Stored data

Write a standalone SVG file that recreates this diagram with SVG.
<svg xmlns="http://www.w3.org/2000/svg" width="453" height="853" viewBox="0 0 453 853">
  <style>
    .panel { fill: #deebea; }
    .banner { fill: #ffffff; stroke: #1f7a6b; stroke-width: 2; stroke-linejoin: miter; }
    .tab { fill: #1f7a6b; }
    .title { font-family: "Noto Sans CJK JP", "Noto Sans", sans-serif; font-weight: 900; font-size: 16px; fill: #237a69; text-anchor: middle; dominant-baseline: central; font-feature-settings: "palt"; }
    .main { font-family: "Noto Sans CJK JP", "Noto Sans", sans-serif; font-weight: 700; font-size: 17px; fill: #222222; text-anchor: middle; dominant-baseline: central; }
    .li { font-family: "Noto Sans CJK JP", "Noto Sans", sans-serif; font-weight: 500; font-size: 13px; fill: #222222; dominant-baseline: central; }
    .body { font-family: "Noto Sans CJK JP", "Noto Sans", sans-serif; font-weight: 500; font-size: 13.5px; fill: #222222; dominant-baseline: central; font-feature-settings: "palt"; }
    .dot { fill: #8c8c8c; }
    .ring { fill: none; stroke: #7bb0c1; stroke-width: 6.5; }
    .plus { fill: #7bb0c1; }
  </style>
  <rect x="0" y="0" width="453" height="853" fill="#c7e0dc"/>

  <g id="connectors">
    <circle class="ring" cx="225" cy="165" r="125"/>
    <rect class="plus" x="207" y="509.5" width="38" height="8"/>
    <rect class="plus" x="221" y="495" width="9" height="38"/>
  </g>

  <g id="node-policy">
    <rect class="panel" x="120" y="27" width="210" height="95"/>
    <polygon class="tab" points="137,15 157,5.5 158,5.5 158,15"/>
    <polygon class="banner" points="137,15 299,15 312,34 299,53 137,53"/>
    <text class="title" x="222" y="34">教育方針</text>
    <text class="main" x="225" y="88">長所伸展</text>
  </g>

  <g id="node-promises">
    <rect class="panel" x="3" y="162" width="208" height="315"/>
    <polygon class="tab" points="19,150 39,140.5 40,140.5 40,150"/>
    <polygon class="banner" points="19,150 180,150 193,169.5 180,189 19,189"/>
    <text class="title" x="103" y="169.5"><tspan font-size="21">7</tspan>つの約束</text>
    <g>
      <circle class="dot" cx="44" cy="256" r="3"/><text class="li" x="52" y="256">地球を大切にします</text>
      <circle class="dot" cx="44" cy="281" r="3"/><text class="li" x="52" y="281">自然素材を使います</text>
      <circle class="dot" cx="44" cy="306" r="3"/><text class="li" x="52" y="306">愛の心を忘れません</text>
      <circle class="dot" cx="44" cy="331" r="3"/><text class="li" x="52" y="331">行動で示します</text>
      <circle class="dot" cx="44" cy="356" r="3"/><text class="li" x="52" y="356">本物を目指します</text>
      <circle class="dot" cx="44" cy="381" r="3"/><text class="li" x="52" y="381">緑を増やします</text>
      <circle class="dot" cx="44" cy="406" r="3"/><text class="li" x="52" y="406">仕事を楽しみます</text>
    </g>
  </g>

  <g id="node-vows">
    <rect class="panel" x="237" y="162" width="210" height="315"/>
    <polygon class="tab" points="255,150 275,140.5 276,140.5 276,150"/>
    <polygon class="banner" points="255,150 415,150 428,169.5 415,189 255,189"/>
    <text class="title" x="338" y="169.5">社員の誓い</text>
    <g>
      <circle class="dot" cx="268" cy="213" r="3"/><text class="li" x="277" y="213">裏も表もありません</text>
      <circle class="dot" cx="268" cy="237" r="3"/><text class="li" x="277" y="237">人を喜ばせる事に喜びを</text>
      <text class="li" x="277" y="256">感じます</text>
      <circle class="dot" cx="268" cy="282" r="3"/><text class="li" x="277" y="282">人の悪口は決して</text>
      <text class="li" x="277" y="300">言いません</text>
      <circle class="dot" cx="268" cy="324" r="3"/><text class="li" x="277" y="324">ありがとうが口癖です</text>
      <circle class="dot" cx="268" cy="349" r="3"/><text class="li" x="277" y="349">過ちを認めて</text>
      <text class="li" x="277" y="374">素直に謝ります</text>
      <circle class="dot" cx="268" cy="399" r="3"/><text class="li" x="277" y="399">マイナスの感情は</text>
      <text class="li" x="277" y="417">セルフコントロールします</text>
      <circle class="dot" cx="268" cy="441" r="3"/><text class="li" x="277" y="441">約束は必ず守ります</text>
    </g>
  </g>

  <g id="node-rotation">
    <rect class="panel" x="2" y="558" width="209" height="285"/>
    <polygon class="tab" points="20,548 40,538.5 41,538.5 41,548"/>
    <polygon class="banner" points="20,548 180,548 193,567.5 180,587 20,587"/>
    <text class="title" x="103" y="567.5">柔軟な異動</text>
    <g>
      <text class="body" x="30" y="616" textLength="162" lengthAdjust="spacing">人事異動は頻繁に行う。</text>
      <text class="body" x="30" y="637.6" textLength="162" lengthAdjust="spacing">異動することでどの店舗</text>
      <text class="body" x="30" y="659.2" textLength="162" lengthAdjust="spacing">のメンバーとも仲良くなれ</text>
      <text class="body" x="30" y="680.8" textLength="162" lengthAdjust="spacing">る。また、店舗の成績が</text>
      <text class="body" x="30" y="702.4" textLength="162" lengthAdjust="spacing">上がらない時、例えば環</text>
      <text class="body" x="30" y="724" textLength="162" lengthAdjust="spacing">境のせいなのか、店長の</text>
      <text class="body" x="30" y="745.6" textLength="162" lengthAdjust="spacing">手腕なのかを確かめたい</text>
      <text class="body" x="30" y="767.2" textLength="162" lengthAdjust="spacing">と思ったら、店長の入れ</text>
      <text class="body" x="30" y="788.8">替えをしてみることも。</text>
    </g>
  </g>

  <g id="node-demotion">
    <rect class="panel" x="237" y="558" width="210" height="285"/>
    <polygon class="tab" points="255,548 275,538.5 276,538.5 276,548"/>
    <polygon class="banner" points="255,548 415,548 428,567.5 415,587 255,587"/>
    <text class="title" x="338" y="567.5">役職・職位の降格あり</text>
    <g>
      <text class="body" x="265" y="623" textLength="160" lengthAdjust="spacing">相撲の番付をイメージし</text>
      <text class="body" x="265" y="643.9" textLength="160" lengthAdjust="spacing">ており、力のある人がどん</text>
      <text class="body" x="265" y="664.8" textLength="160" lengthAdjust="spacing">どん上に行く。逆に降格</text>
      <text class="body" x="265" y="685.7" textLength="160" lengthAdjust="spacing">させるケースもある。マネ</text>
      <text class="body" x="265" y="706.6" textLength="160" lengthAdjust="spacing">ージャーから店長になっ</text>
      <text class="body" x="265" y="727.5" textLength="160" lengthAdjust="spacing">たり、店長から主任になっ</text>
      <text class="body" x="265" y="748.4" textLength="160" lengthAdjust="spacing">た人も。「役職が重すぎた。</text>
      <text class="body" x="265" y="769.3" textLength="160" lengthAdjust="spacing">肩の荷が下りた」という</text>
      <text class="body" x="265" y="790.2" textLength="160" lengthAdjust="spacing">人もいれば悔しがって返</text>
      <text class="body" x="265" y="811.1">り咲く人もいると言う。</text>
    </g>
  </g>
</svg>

Brief
Reproduce the entire listing word for word.

Response
Write a standalone SVG file that recreates this diagram with SVG.
<svg xmlns="http://www.w3.org/2000/svg" width="453" height="853" viewBox="0 0 453 853">
  <style>
    .panel { fill: #deebea; }
    .banner { fill: #ffffff; stroke: #1f7a6b; stroke-width: 2; stroke-linejoin: miter; }
    .tab { fill: #1f7a6b; }
    .title { font-family: "Noto Sans CJK JP", "Noto Sans", sans-serif; font-weight: 900; font-size: 16px; fill: #237a69; text-anchor: middle; dominant-baseline: central; font-feature-settings: "palt"; }
    .main { font-family: "Noto Sans CJK JP", "Noto Sans", sans-serif; font-weight: 700; font-size: 17px; fill: #222222; text-anchor: middle; dominant-baseline: central; }
    .li { font-family: "Noto Sans CJK JP", "Noto Sans", sans-serif; font-weight: 500; font-size: 13px; fill: #222222; dominant-baseline: central; }
    .body { font-family: "Noto Sans CJK JP", "Noto Sans", sans-serif; font-weight: 500; font-size: 13.5px; fill: #222222; dominant-baseline: central; font-feature-settings: "palt"; }
    .dot { fill: #8c8c8c; }
    .ring { fill: none; stroke: #7bb0c1; stroke-width: 6.5; }
    .plus { fill: #7bb0c1; }
  </style>
  <rect x="0" y="0" width="453" height="853" fill="#c7e0dc"/>

  <g id="connectors">
    <circle class="ring" cx="225" cy="165" r="125"/>
    <rect class="plus" x="207" y="509.5" width="38" height="8"/>
    <rect class="plus" x="221" y="495" width="9" height="38"/>
  </g>

  <g id="node-policy">
    <rect class="panel" x="120" y="27" width="210" height="95"/>
    <polygon class="tab" points="137,15 157,5.5 158,5.5 158,15"/>
    <polygon class="banner" points="137,15 299,15 312,34 299,53 137,53"/>
    <text class="title" x="222" y="34">教育方針</text>
    <text class="main" x="225" y="88">長所伸展</text>
  </g>

  <g id="node-promises">
    <rect class="panel" x="3" y="162" width="208" height="315"/>
    <polygon class="tab" points="19,150 39,140.5 40,140.5 40,150"/>
    <polygon class="banner" points="19,150 180,150 193,169.5 180,189 19,189"/>
    <text class="title" x="103" y="169.5"><tspan font-size="21">7</tspan>つの約束</text>
    <g>
      <circle class="dot" cx="44" cy="256" r="3"/><text class="li" x="52" y="256">地球を大切にします</text>
      <circle class="dot" cx="44" cy="281" r="3"/><text class="li" x="52" y="281">自然素材を使います</text>
      <circle class="dot" cx="44" cy="306" r="3"/><text class="li" x="52" y="306">愛の心を忘れません</text>
      <circle class="dot" cx="44" cy="331" r="3"/><text class="li" x="52" y="331">行動で示します</text>
      <circle class="dot" cx="44" cy="356" r="3"/><text class="li" x="52" y="356">本物を目指します</text>
      <circle class="dot" cx="44" cy="381" r="3"/><text class="li" x="52" y="381">緑を増やします</text>
      <circle class="dot" cx="44" cy="406" r="3"/><text class="li" x="52" y="406">仕事を楽しみます</text>
    </g>
  </g>

  <g id="node-vows">
    <rect class="panel" x="237" y="162" width="210" height="315"/>
    <polygon class="tab" points="255,150 275,140.5 276,140.5 276,150"/>
    <polygon class="banner" points="255,150 415,150 428,169.5 415,189 255,189"/>
    <text class="title" x="338" y="169.5">社員の誓い</text>
    <g>
      <circle class="dot" cx="268" cy="213" r="3"/><text class="li" x="277" y="213">裏も表もありません</text>
      <circle class="dot" cx="268" cy="237" r="3"/><text class="li" x="277" y="237">人を喜ばせる事に喜びを</text>
      <text class="li" x="277" y="256">感じます</text>
      <circle class="dot" cx="268" cy="282" r="3"/><text class="li" x="277" y="282">人の悪口は決して</text>
      <text class="li" x="277" y="300">言いません</text>
      <circle class="dot" cx="268" cy="324" r="3"/><text class="li" x="277" y="324">ありがとうが口癖です</text>
      <circle class="dot" cx="268" cy="349" r="3"/><text class="li" x="277" y="349">過ちを認めて</text>
      <text class="li" x="277" y="374">素直に謝ります</text>
      <circle class="dot" cx="268" cy="399" r="3"/><text class="li" x="277" y="399">マイナスの感情は</text>
      <text class="li" x="277" y="417">セルフコントロールします</text>
      <circle class="dot" cx="268" cy="441" r="3"/><text class="li" x="277" y="441">約束は必ず守ります</text>
    </g>
  </g>

  <g id="node-rotation">
    <rect class="panel" x="2" y="558" width="209" height="285"/>
    <polygon class="tab" points="20,548 40,538.5 41,538.5 41,548"/>
    <polygon class="banner" points="20,548 180,548 193,567.5 180,587 20,587"/>
    <text class="title" x="103" y="567.5">柔軟な異動</text>
    <g>
      <text class="body" x="30" y="616" textLength="162" lengthAdjust="spacing">人事異動は頻繁に行う。</text>
      <text class="body" x="30" y="637.6" textLength="162" lengthAdjust="spacing">異動することでどの店舗</text>
      <text class="body" x="30" y="659.2" textLength="162" lengthAdjust="spacing">のメンバーとも仲良くなれ</text>
      <text class="body" x="30" y="680.8" textLength="162" lengthAdjust="spacing">る。また、店舗の成績が</text>
      <text class="body" x="30" y="702.4" textLength="162" lengthAdjust="spacing">上がらない時、例えば環</text>
      <text class="body" x="30" y="724" textLength="162" lengthAdjust="spacing">境のせいなのか、店長の</text>
      <text class="body" x="30" y="745.6" textLength="162" lengthAdjust="spacing">手腕なのかを確かめたい</text>
      <text class="body" x="30" y="767.2" textLength="162" lengthAdjust="spacing">と思ったら、店長の入れ</text>
      <text class="body" x="30" y="788.8">替えをしてみることも。</text>
    </g>
  </g>

  <g id="node-demotion">
    <rect class="panel" x="237" y="558" width="210" height="285"/>
    <polygon class="tab" points="255,548 275,538.5 276,538.5 276,548"/>
    <polygon class="banner" points="255,548 415,548 428,567.5 415,587 255,587"/>
    <text class="title" x="338" y="567.5">役職・職位の降格あり</text>
    <g>
      <text class="body" x="265" y="623" textLength="160" lengthAdjust="spacing">相撲の番付をイメージし</text>
      <text class="body" x="265" y="643.9" textLength="160" lengthAdjust="spacing">ており、力のある人がどん</text>
      <text class="body" x="265" y="664.8" textLength="160" lengthAdjust="spacing">どん上に行く。逆に降格</text>
      <text class="body" x="265" y="685.7" textLength="160" lengthAdjust="spacing">させるケースもある。マネ</text>
      <text class="body" x="265" y="706.6" textLength="160" lengthAdjust="spacing">ージャーから店長になっ</text>
      <text class="body" x="265" y="727.5" textLength="160" lengthAdjust="spacing">たり、店長から主任になっ</text>
      <text class="body" x="265" y="748.4" textLength="160" lengthAdjust="spacing">た人も。「役職が重すぎた。</text>
      <text class="body" x="265" y="769.3" textLength="160" lengthAdjust="spacing">肩の荷が下りた」という</text>
      <text class="body" x="265" y="790.2" textLength="160" lengthAdjust="spacing">人もいれば悔しがって返</text>
      <text class="body" x="265" y="811.1">り咲く人もいると言う。</text>
    </g>
  </g>
</svg>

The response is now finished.